Scientists Just Read Someone's Brain Signals And Decoded What That Person Was Perceiving

By combining event-related potentials and broadband signals, researchers were able to spontaneously decode what people were perceiving. Novi Elysa/Shutterstock

Neuroscientists have developed a new technique that enables them to decode what people are perceiving just by looking at a readout of their brain signals. This ability to spontaneously decipher human consciousness in real-time could have wide-ranging implications, potentially leading to novel treatments for brain injuries or helping people with locked-in syndrome to communicate.

The researchers collaborated with seven epilepsy patients at a hospital in Seattle, who had a number of electrodes called electrocorticographic (ECoG) arrays implanted into their brains. These targeted the temporal and occipital lobes of the brain's cortex, concerned with hearing and vision, respectively.

Patients were each shown a series of grayscale images of faces and houses, which flashed up on a screen in a random order for 400 milliseconds each. Using a novel framework for interpreting subjects’ brain activity data, the researchers were able to tell exactly when each patient had seen an image, and what that image contained. A report of this process has been published in the journal PLOS Computational Biology.

Lead researcher Kai Miller told IFLScience that “there have been other studies where scientists have been able to tell when a patient is looking at one type of an image or another, but the timing of this stimulus had always been known ahead of time.

“However, we were able to decode spontaneously from the signal, so we were able to look at the brain signal and say at this point in time they saw this particular type of image.” To achieve this, the team focused on two types of brain signals: event-related potentials (ERPs) and broadband.

Electrodes were implanted into the temporal and occipital lobes of epilepsy patients, and used to measure their brain activity when viewing a series of images. Kai Miller, Stanford University

ERPs are electrical signals emitted by neurons in each individual region of the brain. Deflections in these signals indicate that some sort of stimulation has occurred, and can therefore be used to accurately predict the timing of this stimulus. However, Miller explains that “these deflections have different shapes in different brain regions, so it’s hard to know what aspect of these signals is the most important [when attempting to decipher the nature of the stimulus].”

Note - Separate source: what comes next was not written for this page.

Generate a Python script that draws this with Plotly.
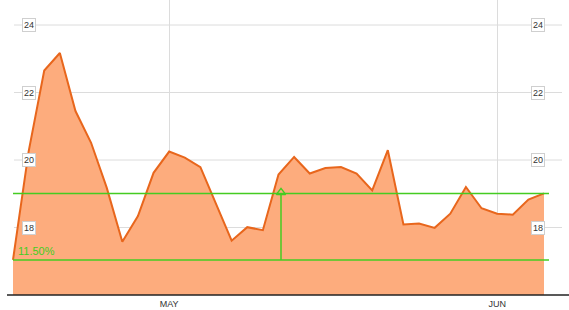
import plotly.graph_objects as go

# ---- data ----
values = [17.04, 20.25, 22.65, 23.17, 21.45, 20.51, 19.18, 17.58, 18.34, 19.62,
          20.25, 20.07, 19.79, 18.72, 17.61, 18.01, 17.92, 19.57, 20.09, 19.60,
          19.76, 19.79, 19.60, 19.10, 20.29, 18.09, 18.12, 17.99, 18.41, 19.20,
          18.57, 18.41, 18.38, 18.83, 19.01]
x_idx = list(range(len(values)))
month_tick_idx = [10, 31]
month_tick_text = ["MAY", "JUN"]
y_ticks = [18, 20, 22, 24]
pct_label = "11.50%"

W, H = 569, 310
ORANGE_LINE = "rgb(232,102,28)"
ORANGE_FILL = "rgb(253,172,125)"
GREEN = "rgb(68,204,34)"
FONT = "Liberation Sans, Arial, sans-serif"

start_v = values[0]
end_v = values[-1]
x_last = x_idx[-1]
green_end = x_last + 0.32
mid_x = green_end / 2

fig = go.Figure()

fig.add_trace(go.Scatter(
    x=x_idx, y=values, mode="lines",
    line=dict(color=ORANGE_LINE, width=2),
    fill="tozeroy", fillcolor=ORANGE_FILL,
    hoverinfo="skip", showlegend=False))

# green range lines
for v in (start_v, end_v):
    fig.add_trace(go.Scatter(
        x=[0, green_end], y=[v, v], mode="lines",
        line=dict(color=GREEN, width=1.5), hoverinfo="skip", showlegend=False))

# vertical arrow
fig.add_trace(go.Scatter(
    x=[mid_x, mid_x], y=[start_v, end_v], mode="lines",
    line=dict(color=GREEN, width=1.5), hoverinfo="skip", showlegend=False))
fig.add_trace(go.Scatter(
    x=[mid_x], y=[end_v + 0.03], mode="markers",
    marker=dict(symbol="triangle-up-open", size=8, color=GREEN, line=dict(width=1.5, color=GREEN)),
    hoverinfo="skip", showlegend=False))

shapes = []
# horizontal gridlines
for t in y_ticks:
    shapes.append(dict(type="line", xref="paper", yref="y",
                       x0=14 / W, x1=562 / W, y0=t, y1=t,
                       line=dict(color="#dcdcdc", width=1), layer="below"))
# baseline
shapes.append(dict(type="line", xref="paper", yref="paper",
                   x0=7 / W, x1=1, y0=0, y1=0,
                   line=dict(color="#222", width=1.5)))

annotations = []
for t in y_ticks:
    for px in (28.5, 537.5):
        annotations.append(dict(
            x=px / W, xref="paper", xanchor="center", y=t, yref="y", yanchor="middle",
            text=str(t), showarrow=False,
            font=dict(family=FONT, size=9, color="#333"),
            bgcolor="white", bordercolor="#cfcfcf", borderwidth=1, borderpad=1))

annotations.append(dict(
    x=16 / W, xref="paper", xanchor="left", y=start_v + 0.27, yref="y", yanchor="middle",
    text=pct_label, showarrow=False,
    font=dict(family=FONT, size=11, color=GREEN)))

px_per_x = 531 / x_last
fig.update_layout(
    width=W, height=H,
    margin=dict(l=0, r=0, t=0, b=15),
    paper_bgcolor="white", plot_bgcolor="white",
    xaxis=dict(range=[-13 / px_per_x, x_last + 25 / px_per_x],
               tickvals=month_tick_idx, ticktext=month_tick_text,
               showgrid=True, gridcolor="#dcdcdc", gridwidth=1,
               zeroline=False, showline=False, ticks="",
               tickfont=dict(family=FONT, size=9, color="#333"),
               ticklabelstandoff=2),
    yaxis=dict(range=[16, 16 + 295 / 33.75], showgrid=False, zeroline=False,
               showticklabels=False, showline=False),
    shapes=shapes, annotations=annotations,
)

fig.write_html("out.html")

Broadband signals, however, provide a better indication of the average electrical output across the brain, and were found by the researchers to provide a better indication of what type of stimulus had occurred. Therefore, by using ERPs to determine the timing and broadband to determine the nature of the image that had been shown, the team was able to predict exactly what each subject had seen, and when, with greater than 95 percent accuracy.

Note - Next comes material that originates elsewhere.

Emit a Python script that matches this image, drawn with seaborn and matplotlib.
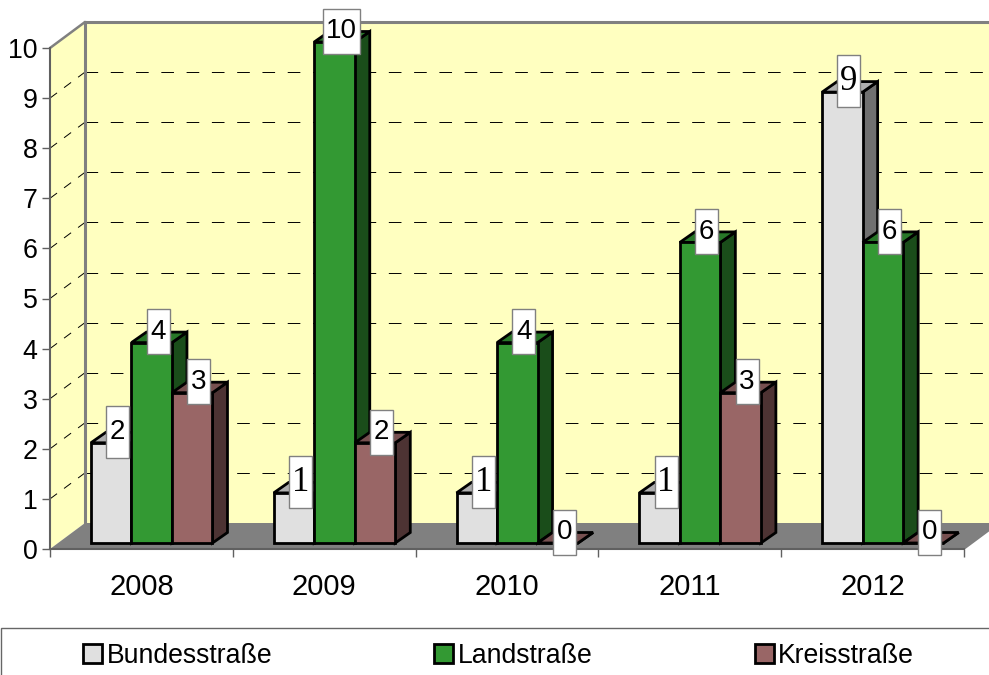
import matplotlib
matplotlib.use("Agg")
import matplotlib.pyplot as plt
from matplotlib.patches import Polygon, Rectangle, Patch
from matplotlib.transforms import Affine2D, IdentityTransform
from matplotlib.colors import to_rgb
import pandas as pd
import seaborn as sns

years = ["2008", "2009", "2010", "2011", "2012"]
bundesstrasse = [2, 1, 1, 1, 9]
landstrasse = [4, 10, 4, 6, 6]
kreisstrasse = [3, 2, 0, 3, 0]
series_names = ["Bundesstraße", "Landstraße", "Kreisstraße"]
series_colors = ["#E0E0E0", "#339933", "#996666"]

sns.set_theme(style="white")
plt.rcParams["font.family"] = ["Liberation Sans", "DejaVu Sans"]
FS = 20
LEG_FS = 19.2
W, H = 989, 675
EDGE = 2.0
fig = plt.figure(figsize=(W / 100, H / 100), dpi=100, facecolor="white")
ax = fig.add_axes([50 / W, (H - 549) / H, 914 / W, 501 / H])
ax.patch.set_visible(False)

df = pd.DataFrame({"year": years * 3,
                   "count": bundesstrasse + landstrasse + kreisstrasse,
                   "road": [n for n in series_names for _ in years]})
sns.barplot(data=df, x="year", y="count", hue="road", hue_order=series_names,
            palette=series_colors, saturation=1, width=0.665, gap=0, dodge=True,
            edgecolor="black", linewidth=EDGE, legend=False, ax=ax)
ax.set_xlim(-0.5, 4.5)
ax.set_ylim(0, 10)
ax.set_xlabel("")
ax.set_ylabel("")

BAR_DX, BAR_DY = 10.3, 6.0       # plane of the bars, display px
BACK_DX, BACK_DY = 35.0, 26.0    # back wall, display px
DEPTH_DX, DEPTH_DY = 15.0, 10.5  # bar depth, display px
ident = IdentityTransform()


def disp(x, y, dx=0.0, dy=0.0):
    p = ax.transData.transform((x, y))
    return (p[0] + dx, p[1] + dy)


def poly(points, **kw):
    kw.setdefault("clip_on", False)
    ax.add_patch(Polygon(points, closed=True, transform=ident, **kw))


WALL = "#FFFFC0"
GREY = "#808080"
x0, x1 = -0.5, 4.5
# back wall, side wall, floor
poly([disp(x0, 0, BACK_DX, BACK_DY), disp(x1, 0, BACK_DX, BACK_DY),
      disp(x1, 10, BACK_DX, BACK_DY), disp(x0, 10, BACK_DX, BACK_DY)],
     facecolor=WALL, edgecolor="none", zorder=1)
poly([disp(x0, 0), disp(x0, 0, BACK_DX, BACK_DY),
      disp(x0, 10, BACK_DX, BACK_DY), disp(x0, 10)],
     facecolor=WALL, edgecolor="none", zorder=1)
poly([disp(x0, 0), disp(x1, 0), disp(x1, 0, BACK_DX, BACK_DY), disp(x0, 0, BACK_DX, BACK_DY)],
     facecolor=GREY, edgecolor="none", zorder=2)

# dashed gridlines on both walls
for v in range(1, 10):
    a, b, c = disp(x0, v), disp(x0, v, BACK_DX, BACK_DY), disp(x1, v, BACK_DX, BACK_DY)
    ax.plot([a[0], b[0]], [a[1], b[1]], transform=ident, color="black", lw=0.7,
            dashes=(9, 9), clip_on=False, zorder=2)
    ax.plot([b[0], c[0]], [b[1], c[1]], transform=ident, color="black", lw=0.7,
            dashes=(13, 13), clip_on=False, zorder=2)

# wall outlines
ax.plot(*zip(disp(x0, 10), disp(x0, 10, BACK_DX, BACK_DY)), transform=ident, color=GREY, lw=1.8,
        clip_on=False, zorder=3)
ax.plot(*zip(disp(x0, 10, BACK_DX, BACK_DY), disp(x1, 10, BACK_DX, BACK_DY)), transform=ident, color=GREY,
        lw=2.2, clip_on=False, zorder=3, solid_capstyle="projecting")
ax.plot(*zip(disp(x0, 10, BACK_DX, BACK_DY), disp(x0, 0, BACK_DX, BACK_DY)), transform=ident, color=GREY,
        lw=2.2, clip_on=False, zorder=3, solid_capstyle="projecting")
ax.plot(*zip(disp(x1, 0), disp(x1, 0, BACK_DX, BACK_DY)), transform=ident, color=GREY, lw=1.2,
        clip_on=False, zorder=3)


def shade(color, f):
    return tuple(c * f for c in to_rgb(color))


bar_tf = ax.transData + Affine2D().translate(BAR_DX, BAR_DY)
for s, container in enumerate(ax.containers):
    color = series_colors[s]
    for bar in container:
        px, w, h = bar.get_x(), bar.get_width(), bar.get_height()
        z = 10 + 3 * s
        bar.set_transform(bar_tf)
        bar.set_clip_on(False)
        bar.set_zorder(z + 2)
        bar.set_joinstyle("miter")
        bl = disp(px, 0, BAR_DX, BAR_DY)
        br = disp(px + w, 0, BAR_DX, BAR_DY)
        tl = disp(px, h, BAR_DX, BAR_DY)
        tr = disp(px + w, h, BAR_DX, BAR_DY)
        poly([br, (br[0] + DEPTH_DX, br[1] + DEPTH_DY), (tr[0] + DEPTH_DX, tr[1] + DEPTH_DY), tr],
             facecolor=shade(color, 0.5), edgecolor="black", lw=EDGE, zorder=z, joinstyle="miter")
        poly([tl, tr, (tr[0] + DEPTH_DX, tr[1] + DEPTH_DY), (tl[0] + DEPTH_DX, tl[1] + DEPTH_DY)],
             facecolor=shade(color, 0.78), edgecolor="black", lw=EDGE, zorder=z + 1, joinstyle="miter")

        # value label box
        cx = tl[0] + w * 914 / 5 / 2 + 6.5
        cy = tl[1] + 10.8
        label = f"{int(h)}"
        serif = int(h) in (1, 9)
        tall = serif or (int(h) == 2 and s == 0)
        bw = 37 if len(label) > 1 else 23
        bh = 52 if tall else 45
        ax.add_patch(Rectangle((cx - bw / 2, cy - bh / 2), bw, bh, transform=ident, facecolor="white",
                               edgecolor=GREY, lw=1.0, clip_on=False, zorder=50))
        ax.text(cx, cy, label, transform=ident, ha="center", va="center", fontsize=25 if serif else FS,
                color="black", family=["Liberation Serif"] if serif else ["Liberation Sans"],
                zorder=51, clip_on=False)

# axes furniture
for name in ("top", "right"):
    ax.spines[name].set_visible(False)
ax.spines["left"].set_color("#606060")
ax.spines["left"].set_linewidth(1.5)
ax.spines["bottom"].set_color("#606060")
ax.spines["bottom"].set_linewidth(1.5)
for sp in ax.spines.values():
    sp.set_zorder(4)
ax.set_yticks(range(0, 11))
ax.tick_params(axis="y", which="major", left=True, length=6, width=1.0, color="#606060",
               labelsize=19.3, labelcolor="black", pad=3)
ax.set_xticks(range(len(years)), years)
ax.tick_params(axis="x", which="major", bottom=False, labelsize=21, labelcolor="black", pad=11)
ax.set_xticks([x0 + i for i in range(len(years) + 1)], minor=True)
ax.tick_params(axis="x", which="minor", bottom=True, length=6, width=1.0, color="#606060")

# legend
fig.add_artist(Rectangle((0.5, -20), W + 20, 20 + H - 628, transform=ident, facecolor="white",
                         edgecolor="#666666", lw=1.0))
handles = [Patch(facecolor=c, edgecolor="black", linewidth=EDGE) for c in series_colors]
fig.legend(handles, series_names, ncol=3, loc="center left",
           bbox_to_anchor=(83 / W, (H - 656) / H), frameon=False, fontsize=LEG_FS, borderpad=0,
           borderaxespad=0, handlelength=0.71, handleheight=0.71, handletextpad=0.17,
           columnspacing=6.08, labelcolor="black")

fig.savefig("out.png", dpi=100)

“The breakthrough was that I was able to take different aspects of the signals that we measured and put them together in a novel way, both to show that the different aspects of the signal carry different types of information, and to read these signals to continuously decode what was going on,” said Miller.

By developing this technique further, he believes it may be one day be possible to retrain brain circuits in those who have suffered neurological damage as a result of injuries or strokes. In such cases, different brain regions may have lost the ability to communicate with one another, although Miller hopes that by reading the signals originating in one area of the brain and then artificially stimulating the region for which this information was intended, brain functionality could be restored.

“You could also imagine this being used for people who are looked in, meaning they can see but that’s about it,” he says. For instance, by decoding what they are experiencing, it may be possible to improve their prospects of communicating with others.